1112.4408 (J. Rosdahl et al.)
J. Rosdahl, J. Blaizot
{Abridged} We investigate the observability of cold accretion streams at
redshift 3 via Lyman-alpha radiation and the feasibility of cold accretion as
the main driver behind giant Lya blobs (LABs). We run cosmological zoom
simulations focusing on 3 halos spanning two orders of magnitude in mass, from
10^11 to 10^13 solar masses. We use a version of the AMR code Ramses that
includes radiative transfer of UV photons, and we employ a refinement strategy
that allows us to resolve accretion streams in their natural environment to an
unprecedented level. For the first time, we self-consistently model
self-shielding in the cold streams from the cosmological UV background, which
enables us to accurately predict their temperatures, ionization states and Lya
luminosities. We find the efficiency of gravitational heating in cold streams
in a ~10^11 solar mass halo is around 10-20% throughout most of the halo but
reaching much higher values close to the center. As a result most of the Lya
luminosity comes from the circumgalactic gas which is concentrated at the
central 20% of the halo radius, leading to Lya emission which is not extended.

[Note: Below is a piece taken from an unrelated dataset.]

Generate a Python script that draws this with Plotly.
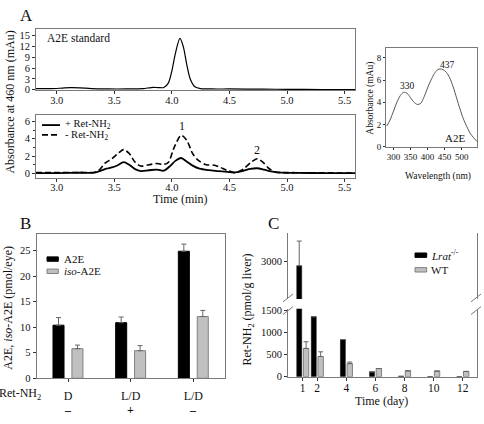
import plotly.graph_objects as go

W, H = 484, 424


def px(x):
    return x / W


def py(y):
    return 1 - y / H


# ---------------- Panel A data ----------------
std_time = [2.82, 2.95, 3.05, 3.12, 3.2, 3.3, 3.45, 3.6, 3.75, 3.82, 3.88, 3.93, 3.97, 4.0, 4.03,
            4.07, 4.1, 4.13, 4.16, 4.2, 4.25, 4.35, 4.5, 4.8, 5.0, 5.3, 5.59]
std_abs = [0.3, 0.3, 0.45, 0.55, 0.5, 0.3, 0.2, 0.2, 0.3, 0.6, 0.6, 0.6, 1.9, 5.2, 10.0,
           14.2, 11.8, 6.8, 2.9, 0.8, 0.3, 0.2, 0.2, 0.15, 0.1, 0.05, 0.0]

plus_time = [2.82, 3.0, 3.2, 3.33, 3.38, 3.43, 3.48, 3.53, 3.58, 3.63, 3.68, 3.73, 3.8, 3.87, 3.93,
             3.98, 4.03, 4.08, 4.13, 4.18, 4.24, 4.32, 4.4, 4.48, 4.54, 4.62, 4.68, 4.74, 4.8, 4.86,
             4.95, 5.1, 5.3, 5.59]
plus_abs = [0.05, 0.05, 0.08, 0.1, 0.3, 0.55, 0.7, 0.95, 1.3, 1.0, 0.5, 0.28, 0.37, 0.45, 0.32,
            0.8, 1.45, 1.78, 1.35, 0.9, 0.55, 0.38, 0.28, 0.18, 0.1, 0.3, 0.52, 0.6, 0.45, 0.25,
            0.1, 0.06, 0.05, 0.05]

minus_time = [2.82, 3.0, 3.2, 3.33, 3.37, 3.42, 3.48, 3.54, 3.58, 3.63, 3.68, 3.73, 3.8, 3.87,
              3.93, 3.97, 4.02, 4.08, 4.13, 4.18, 4.23, 4.3, 4.37, 4.42, 4.48, 4.55, 4.62, 4.68,
              4.74, 4.79, 4.84, 4.9, 5.0, 5.2, 5.59]
minus_abs = [0.1, 0.1, 0.12, 0.15, 0.4, 1.2, 1.7, 2.4, 2.75, 2.3, 1.3, 0.85, 1.0, 1.15, 1.05,
             1.3, 3.0, 4.4, 3.8, 2.3, 1.5, 1.0, 0.95, 0.7, 0.35, 0.1, 0.5, 1.2, 1.7, 1.3, 0.6,
             0.15, 0.1, 0.08, 0.05]

spec_wl = [280, 290, 300, 310, 320, 330, 340, 350, 360, 370, 380, 390, 400, 410, 420, 430, 437,
           445, 455, 465, 475, 485, 495, 505, 515, 525, 535, 545]
spec_abs = [1.85, 2.4, 3.2, 4.0, 4.6, 4.9, 4.8, 4.4, 4.0, 3.8, 3.9, 4.5, 5.3, 6.0, 6.6, 6.95,
            7.0, 6.95, 6.7, 6.2, 5.4, 4.4, 3.4, 2.5, 1.8, 1.2, 0.8, 0.45]

a_xticks = [3.0, 3.5, 4.0, 4.5, 5.0, 5.5]
a_top_yticks = [0, 3, 6, 9, 12, 15]
a_bot_yticks = [0, 2, 4, 6]
spec_xticks = [300, 350, 400, 450, 500]
spec_yticks = [0, 2, 4, 6, 8]

# ---------------- Panel B data ----------------
b_light = ["D", "L/D", "L/D"]
b_retnh2 = ["–", "+", "–"]
b_a2e = [10.4, 10.9, 24.9]
b_a2e_err = [1.5, 1.1, 1.4]
b_iso = [5.8, 5.4, 12.1]
b_iso_err = [0.7, 1.0, 1.2]
b_yticks = [0, 5, 10, 15, 20, 25]

# ---------------- Panel C data ----------------
c_days = [1, 2, 4, 6, 8, 10, 12]
c_lrat = [2900, 1358, 840, 110, 8, 0, 0]
c_lrat_err = [560, 0, 0, 0, 0, 0, 0]
c_wt = [640, 458, 296, 185, 133, 126, 119]
c_wt_err = [150, 105, 36, 0, 0, 0, 0]
c_low_yticks = [0, 500, 1000, 1500]
c_high_yticks = [3000]

FONT = "Liberation Serif, Times New Roman, serif"
AX = "#7a7a7a"
TK = "#333333"
TICKF = dict(family=FONT, size=10.5, color="#111")

b_keys = [f"{l} {s}" for l, s in zip(b_light, b_retnh2)]

fig = go.Figure()

# Panel A traces
fig.add_trace(go.Scatter(x=std_time, y=std_abs, mode="lines", xaxis="x", yaxis="y",
                         line=dict(color="black", width=1.2, shape="spline", smoothing=0.8),
                         showlegend=False))
fig.add_trace(go.Scatter(x=minus_time, y=minus_abs, mode="lines", xaxis="x2", yaxis="y2",
                         name="- Ret-NH2",
                         line=dict(color="black", width=1.6, dash="6px,3px", shape="spline", smoothing=0.8),
                         showlegend=False))
fig.add_trace(go.Scatter(x=plus_time, y=plus_abs, mode="lines", xaxis="x2", yaxis="y2",
                         name="+ Ret-NH2",
                         line=dict(color="black", width=1.8, shape="spline", smoothing=0.8),
                         showlegend=False))
fig.add_trace(go.Scatter(x=spec_wl, y=spec_abs, mode="lines", xaxis="x3", yaxis="y3",
                         line=dict(color="#555", width=1, shape="spline", smoothing=0.8),
                         showlegend=False))

# Panel B traces
fig.add_trace(go.Bar(x=b_keys, y=b_a2e, xaxis="x4", yaxis="y4", name="A2E",
                     width=0.176, offset=-0.24,
                     marker=dict(color="black", line=dict(color="black", width=1)),
                     error_y=dict(type="data", array=b_a2e_err, symmetric=False,
                                  arrayminus=[0] * 3, color="#666", thickness=1, width=2.5),
                     showlegend=False))
fig.add_trace(go.Bar(x=b_keys, y=b_iso, xaxis="x4", yaxis="y4", name="iso-A2E",
                     width=0.176, offset=0.062,
                     marker=dict(color="#c0c0c0", line=dict(color="#808080", width=1)),
                     error_y=dict(type="data", array=b_iso_err, symmetric=False,
                                  arrayminus=[0] * 3, color="#666", thickness=1, width=2.5),
                     showlegend=False))

# Panel C traces (lower and upper segment of the broken axis)
for ya in ["y5", "y6"]:
    fig.add_trace(go.Bar(x=c_days, y=c_lrat, xaxis="x5", yaxis=ya, name="Lrat-/-",
                         width=0.34, offset=-0.405,
                         marker=dict(color="black", line=dict(color="black", width=0.5)),
                         error_y=dict(type="data", array=c_lrat_err, symmetric=False,
                                      arrayminus=[0] * 7, color="#666", thickness=1, width=2.5),
                         showlegend=False))
    fig.add_trace(go.Bar(x=c_days, y=c_wt, xaxis="x5", yaxis=ya, name="WT",
                         width=0.37, offset=0.05,
                         marker=dict(color="#c0c0c0", line=dict(color="#808080", width=1)),
                         error_y=dict(type="data", array=c_wt_err, symmetric=False,
                                      arrayminus=[0] * 7, color="#666", thickness=1, width=2.5),
                         showlegend=False))

box = dict(showline=True, linecolor=AX, linewidth=1, mirror=True, showgrid=False, zeroline=False,
           ticks="outside", ticklen=3, tickcolor=TK, tickfont=TICKF)

fig.update_layout(
    width=W, height=H, autosize=False,
    margin=dict(l=0, r=0, t=0, b=0),
    paper_bgcolor="white", plot_bgcolor="white",
    barmode="overlay",
    font=dict(family=FONT, size=11, color="#111"),
    xaxis=dict(box, domain=[px(36), px(355)], range=[2.82, 5.59], anchor="y",
               tickvals=a_xticks, tickformat=".1f", ticklabelstandoff=-3),
    yaxis=dict(box, domain=[py(88.5), py(26)], range=[-0.2, 16.7], anchor="x",
               tickvals=a_top_yticks),
    xaxis2=dict(box, domain=[px(36), px(355)], range=[2.82, 5.59], anchor="y2",
                tickvals=a_xticks, tickformat=".1f", ticklabelstandoff=-3),
    yaxis2=dict(box, domain=[py(178), py(114)], range=[-0.5, 6.7], anchor="x2",
                tickvals=a_bot_yticks,
                minor=dict(dtick=1, ticks="outside", ticklen=2, tickcolor=TK)),
    xaxis3=dict(box, domain=[px(386), px(477)], range=[278, 545], anchor="y3",
                tickvals=spec_xticks, ticklen=2, tickfont=dict(family=FONT, size=9, color="#111")),
    yaxis3=dict(box, domain=[py(146), py(45)], range=[0, 8.9], anchor="x3",
                tickvals=spec_yticks, ticklen=2, tickfont=dict(family=FONT, size=9, color="#111")),
    xaxis4=dict(box, domain=[px(36.7), px(224.7)], type="category", anchor="y4",
                range=[-0.5, 2.5], tickvals=b_keys, ticktext=b_light,
                ticklabelstandoff=3, tickfont=dict(family=FONT, size=12, color="#111")),
    yaxis4=dict(box, domain=[py(383.3), py(236)], range=[0, 28.2], anchor="x4",
                tickvals=b_yticks),
    xaxis5=dict(showline=True, linecolor=AX, linewidth=1, showgrid=False, zeroline=False,
                ticks="outside", ticklen=3, tickcolor=TK, ticklabelstandoff=-2,
                tickfont=dict(family=FONT, size=11.5, color="#111"),
                domain=[px(288.1), px(477.3)], range=[0, 13], anchor="y5", tickvals=c_days),
    yaxis5=dict(box, domain=[py(381.7), py(312)], range=[0, 1540], anchor="x5",
                tickvals=c_low_yticks),
    yaxis6=dict(box, domain=[py(302), py(235)], range=[2150, 3632], anchor="x5",
                tickvals=c_high_yticks),
)

ann = []


def text(x, y, t, size=11, xanchor="center", angle=0, yanchor="middle"):
    ann.append(dict(x=px(x), y=py(y), xref="paper", yref="paper", text=t, showarrow=False,
                    xanchor=xanchor, yanchor=yanchor, textangle=angle,
                    font=dict(family=FONT, size=size, color="#111")))


# panel letters
text(26, 12, "A", 17)
text(25, 225, "B", 17)
text(273, 225, "C", 17)

# Panel A texts
text(45, 35, "A2E standard", 11.5, xanchor="left")
text(10, 101, "Absorbance at 460 nm (mAu)", 12, angle=-90)
text(180, 200, "Time (min)", 12)
text(182, 125, "1", 12)
text(257, 150, "2", 12)
text(63, 123, "+ Ret-NH<sub>2</sub>", 10.5, xanchor="left")
text(63, 135, "- Ret-NH<sub>2</sub>", 10.5, xanchor="left")

# Spectrum texts
text(371, 97, "Absorbance (mAu)", 9.5, angle=-90)
text(438, 177, "Wavelength (nm)", 9.5)
text(407, 84, "330", 9.5)
text(447, 62, "437", 9.5)
text(455, 137, "A2E", 11)

# Panel B texts
text(8, 311, "A2E, <i>iso</i>-A2E (pmol/eye)", 12, angle=-90)
text(20, 399, "Ret-NH<sub>2</sub>", 12)
text(62, 261, "A2E", 11, xanchor="left")
text(62, 273.5, "<i>iso</i>-A2E", 11, xanchor="left")
for k, s in zip(b_keys, b_retnh2):
    ann.append(dict(x=k, y=py(416), xref="x4", yref="paper", text=f"<b>{s}</b>",
                    showarrow=False, xanchor="center", yanchor="middle",
                    font=dict(family=FONT, size=12, color="#111")))

# Panel C texts
text(248, 313, "Ret-NH<sub>2</sub> (pmol/g liver)", 12, angle=-90)
text(381, 407, "Time (day)", 12)
text(428.5, 257, "<i>Lrat</i><sup>-/-</sup>", 11, xanchor="left")
text(428.5, 272.5, "WT", 11, xanchor="left")

fig.update_layout(annotations=ann)

shapes = []


def line(x0, y0, x1, y1, color="black", width=1, dash=None):
    d = dict(type="line", xref="paper", yref="paper", x0=px(x0), y0=py(y0), x1=px(x1), y1=py(y1),
             line=dict(color=color, width=width))
    if dash:
        d["line"]["dash"] = dash
    shapes.append(d)


def rect(x0, y0, x1, y1, fill, color):
    shapes.append(dict(type="rect", xref="paper", yref="paper", x0=px(x0), y0=py(y0), x1=px(x1),
                       y1=py(y1), fillcolor=fill, line=dict(color=color, width=1)))


# Panel A legend samples
line(42, 124, 60, 124, width=1.8)
line(42, 134, 60, 134, width=1.6, dash="6px,3px")
# Panel B legend
rect(47, 259, 58.3, 263.5, "black", "black")
rect(47, 271.5, 58.3, 276, "#c0c0c0", "#808080")
# Panel C legend
rect(415, 255, 426.7, 259.5, "black", "black")
rect(415, 270, 426.7, 274.5, "#c0c0c0", "#808080")
# axis break marks
line(283, 305, 293, 297, color=AX)
line(283, 318, 293, 310, color=AX)
line(471, 305, 481, 297, color=AX)
line(471, 318, 481, 310, color=AX)

fig.update_layout(shapes=shapes)

fig.write_html("out.html", config={"displayModeBar": False},
               post_script="document.body.style.margin='0px';")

In more massive halos, of >10^12 solar masses, cold accretion is complex and
disrupted, and gravitational heating does not happen as a steady process. The
cold accretion in these massive halos can easily produce those observed giant
blobs that have stellar continuum counterparts. Our simulations largely agree
with LAB observations, though we slightly and systematically over-predict LAB
abundances, perhaps hinting that the interplay of Lya scattering, local UV
enhancement and SNe feedback may have a negative net effect on the Lya
luminosity and extent. We predict that a factor of a few increase in
sensitivity from the current observational limits should unambiguously reveal
continuum-free accretion streams around massive galaxies at z=3.